Task brief = Give every line below again, exactly.

-- begin Material --

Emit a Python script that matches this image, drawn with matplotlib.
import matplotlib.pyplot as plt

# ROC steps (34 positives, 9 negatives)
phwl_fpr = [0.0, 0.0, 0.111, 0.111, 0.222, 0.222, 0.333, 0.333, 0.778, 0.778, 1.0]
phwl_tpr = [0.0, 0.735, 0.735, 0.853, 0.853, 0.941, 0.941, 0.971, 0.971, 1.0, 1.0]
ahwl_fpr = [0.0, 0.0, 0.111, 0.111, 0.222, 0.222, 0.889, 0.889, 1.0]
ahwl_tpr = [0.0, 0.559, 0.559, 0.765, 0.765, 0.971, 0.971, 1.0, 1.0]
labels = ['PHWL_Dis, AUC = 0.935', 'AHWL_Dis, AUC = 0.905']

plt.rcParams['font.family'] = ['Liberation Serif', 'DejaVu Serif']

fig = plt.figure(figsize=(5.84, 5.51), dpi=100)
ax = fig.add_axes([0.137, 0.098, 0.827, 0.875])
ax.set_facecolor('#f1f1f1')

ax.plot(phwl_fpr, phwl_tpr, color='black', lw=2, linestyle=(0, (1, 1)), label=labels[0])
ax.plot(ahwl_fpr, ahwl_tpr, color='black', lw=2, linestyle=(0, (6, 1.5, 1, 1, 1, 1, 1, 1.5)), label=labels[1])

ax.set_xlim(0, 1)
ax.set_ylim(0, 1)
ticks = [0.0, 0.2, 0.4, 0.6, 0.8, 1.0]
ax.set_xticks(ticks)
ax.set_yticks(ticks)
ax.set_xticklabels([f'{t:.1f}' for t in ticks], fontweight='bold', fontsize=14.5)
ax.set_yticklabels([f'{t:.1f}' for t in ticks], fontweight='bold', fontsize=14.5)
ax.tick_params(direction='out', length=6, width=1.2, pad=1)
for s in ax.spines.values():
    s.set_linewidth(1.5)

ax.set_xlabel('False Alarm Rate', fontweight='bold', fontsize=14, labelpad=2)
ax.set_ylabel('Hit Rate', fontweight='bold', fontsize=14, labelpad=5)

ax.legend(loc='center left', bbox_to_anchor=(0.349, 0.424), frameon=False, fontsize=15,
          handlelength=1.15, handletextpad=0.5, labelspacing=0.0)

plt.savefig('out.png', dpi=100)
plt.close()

-- end Material --

Solution to the exercise =
Emit a Python script that matches this image, drawn with matplotlib.
import matplotlib.pyplot as plt

# ROC steps (34 positives, 9 negatives)
phwl_fpr = [0.0, 0.0, 0.111, 0.111, 0.222, 0.222, 0.333, 0.333, 0.778, 0.778, 1.0]
phwl_tpr = [0.0, 0.735, 0.735, 0.853, 0.853, 0.941, 0.941, 0.971, 0.971, 1.0, 1.0]
ahwl_fpr = [0.0, 0.0, 0.111, 0.111, 0.222, 0.222, 0.889, 0.889, 1.0]
ahwl_tpr = [0.0, 0.559, 0.559, 0.765, 0.765, 0.971, 0.971, 1.0, 1.0]
labels = ['PHWL_Dis, AUC = 0.935', 'AHWL_Dis, AUC = 0.905']

plt.rcParams['font.family'] = ['Liberation Serif', 'DejaVu Serif']

fig = plt.figure(figsize=(5.84, 5.51), dpi=100)
ax = fig.add_axes([0.137, 0.098, 0.827, 0.875])
ax.set_facecolor('#f1f1f1')

ax.plot(phwl_fpr, phwl_tpr, color='black', lw=2, linestyle=(0, (1, 1)), label=labels[0])
ax.plot(ahwl_fpr, ahwl_tpr, color='black', lw=2, linestyle=(0, (6, 1.5, 1, 1, 1, 1, 1, 1.5)), label=labels[1])

ax.set_xlim(0, 1)
ax.set_ylim(0, 1)
ticks = [0.0, 0.2, 0.4, 0.6, 0.8, 1.0]
ax.set_xticks(ticks)
ax.set_yticks(ticks)
ax.set_xticklabels([f'{t:.1f}' for t in ticks], fontweight='bold', fontsize=14.5)
ax.set_yticklabels([f'{t:.1f}' for t in ticks], fontweight='bold', fontsize=14.5)
ax.tick_params(direction='out', length=6, width=1.2, pad=1)
for s in ax.spines.values():
    s.set_linewidth(1.5)

ax.set_xlabel('False Alarm Rate', fontweight='bold', fontsize=14, labelpad=2)
ax.set_ylabel('Hit Rate', fontweight='bold', fontsize=14, labelpad=5)

ax.legend(loc='center left', bbox_to_anchor=(0.349, 0.424), frameon=False, fontsize=15,
          handlelength=1.15, handletextpad=0.5, labelspacing=0.0)

plt.savefig('out.png', dpi=100)
plt.close()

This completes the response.